I first met Jerry in 1986. We shared a place in a print show in the Phoenix Gallery on E. Seventh St. He is a highly skilled woodblock artist, and has been in loads of exhibitions, winning numerous awards. In the 1980s, we were in a number of major print shows together, including the Jessie Nebraska Gifford Block Busters large-print exhibition.

Later Jerry moved from prints to paintings. His paintings’ themes have been drawn from his life experiences on the Lower East Side. Since 1979, he has lived in Alphabet City, between Avenues C and D. The theme of his last one-man painting exhibition was firemen fighting fires, saving lives and responding to the 1993 World Trade Center bombing. The prints told the story of the neighborhood in a distressed state — junkies, cops, fires and a sidebar theme: people eating in restaurants.

He has supported himself by working as a sign painter. One can follow the changes, the trends, the economic ups and downs of the neighborhood by looking at Jerry’s sign portfolio — all of his art has been made with empathy for the situations confronting him, his neighborhood, the world.

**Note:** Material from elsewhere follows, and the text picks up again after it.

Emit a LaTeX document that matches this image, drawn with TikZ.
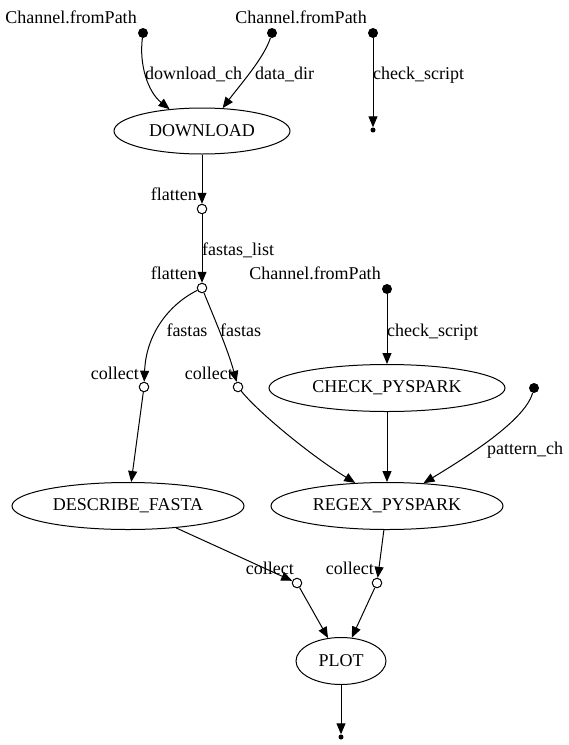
\documentclass[tikz,border=0pt]{standalone}
\usepackage{fontspec}
\setmainfont{Liberation Serif}
\usetikzlibrary{arrows.meta,shapes.geometric}
\begin{document}
\begin{tikzpicture}[x=1pt,y=1pt,
  every node/.style={font=\fontsize{18}{20}\selectfont},
  proc/.style={ellipse,draw,line width=1pt,inner sep=0pt,minimum height=47pt},
  src/.style={circle,fill=black,inner sep=0pt,minimum size=10pt},
  sink/.style={circle,fill=black,inner sep=0pt,minimum size=5pt},
  op/.style={circle,draw,fill=white,line width=1pt,inner sep=0pt,minimum size=9.5pt},
  lbl/.style={inner sep=0pt,text height=12pt,text depth=4pt},
  flow/.style={line width=1pt,-{Triangle[length=11pt,width=9pt]}}
]
\useasboundingbox (0,0) rectangle (569,-745);

% sources and sinks
\node[src] (s1) at (143,-33) {};
\node[src] (s2) at (272,-33) {};
\node[src] (s3) at (373,-33) {};
\node[sink] (e1) at (373,-130) {};
\node[src] (s4) at (387,-289) {};
\node[src] (s5) at (534,-388) {};
\node[sink] (e2) at (341,-737) {};

% processes
\node[proc,minimum width=176pt,minimum height=46pt] (dl) at (202,-131) {DOWNLOAD};
\node[proc,minimum width=236pt] (chk) at (387,-388) {CHECK\_PYSPARK};
\node[proc,minimum width=232pt] (desc) at (128,-506) {DESCRIBE\_FASTA};
\node[proc,minimum width=232pt] (rgx) at (387,-506) {REGEX\_PYSPARK};
\node[proc,minimum width=90pt] (plot) at (341,-661) {PLOT};

% operators
\node[op] (f1) at (202,-209) {};
\node[op] (f2) at (202,-288) {};
\node[op] (c1) at (144,-387) {};
\node[op] (c2) at (238,-387) {};
\node[op] (c3) at (297,-583) {};
\node[op] (c4) at (377,-583) {};

% edges
\draw[flow] (s1) .. controls (139,-65) and (148,-92) .. (dl.146);
\draw[flow] (s2) .. controls (264,-58) and (240,-85) .. (dl.48);
\draw[flow] (s3) -- (e1);
\draw[flow] (dl) -- (f1);
\draw[flow] (f1) -- (f2);
\draw[flow] (f2) .. controls (168,-305) and (146,-335) .. (c1);
\draw[flow] (f2) .. controls (215,-320) and (228,-350) .. (c2);
\draw[flow] (s4) -- (chk);
\draw[flow] (c1) -- (desc);
\draw[flow] (c2) .. controls (258,-412) and (310,-455) .. (rgx.144);
\draw[flow] (chk) -- (rgx);
\draw[flow] (s5) .. controls (525,-420) and (470,-455) .. (rgx.32);
\draw[flow] (desc) -- (c3);
\draw[flow] (rgx) -- (c4);
\draw[flow] (c3) -- (plot);
\draw[flow] (c4) -- (plot);
\draw[flow] (plot) -- (e2);

% labels
\node[lbl] (ls1) at (71,-19) {Channel.fromPath};
\node[lbl] (ls2) at (301,-19) {Channel.fromPath};
\node[lbl] (ls4) at (315,-275) {Channel.fromPath};
\node[lbl,anchor=west] (le1) at (145,-75) {download\_ch};
\node[lbl,anchor=west] (le2) at (255,-75) {data\_dir};
\node[lbl,anchor=west] (le3) at (373,-75) {check\_script};
\node[lbl,anchor=east] (lf1) at (197,-196) {flatten};
\node[lbl,anchor=east] (lf2) at (197,-275) {flatten};
\node[lbl,anchor=west] (le4) at (202,-251) {fastas\_list};
\node[lbl] (le5) at (187,-332) {fastas};
\node[lbl,anchor=west] (le6) at (220,-332) {fastas};
\node[lbl,anchor=west] (le7) at (387,-332) {check\_script};
\node[lbl,anchor=east] (lc1) at (139,-375) {collect};
\node[lbl,anchor=east] (lc2) at (233,-375) {collect};
\node[lbl,anchor=west] (le8) at (487,-450) {pattern\_ch};
\node[lbl,anchor=east] (lc3) at (294,-570) {collect};
\node[lbl,anchor=east] (lc4) at (374,-570) {collect};
\end{tikzpicture}
\end{document}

Jerry has been in several shows at my gallery, including two one-man exhibitions. Jerry created the large gold-leaf letter “J” in the front section of the gallery. The piece is more than 8 feet tall, made up of silver leaf, copper leaf, several kinds of gold leaf, and paint.

The collection of his paintings currently on view at my gallery is more about pleasure: sunning in the park, reflections in windows and, again, people eating in restaurants.

I admire his character and I appreciate his art. It is a privilege to show Jerry Pagane’s work.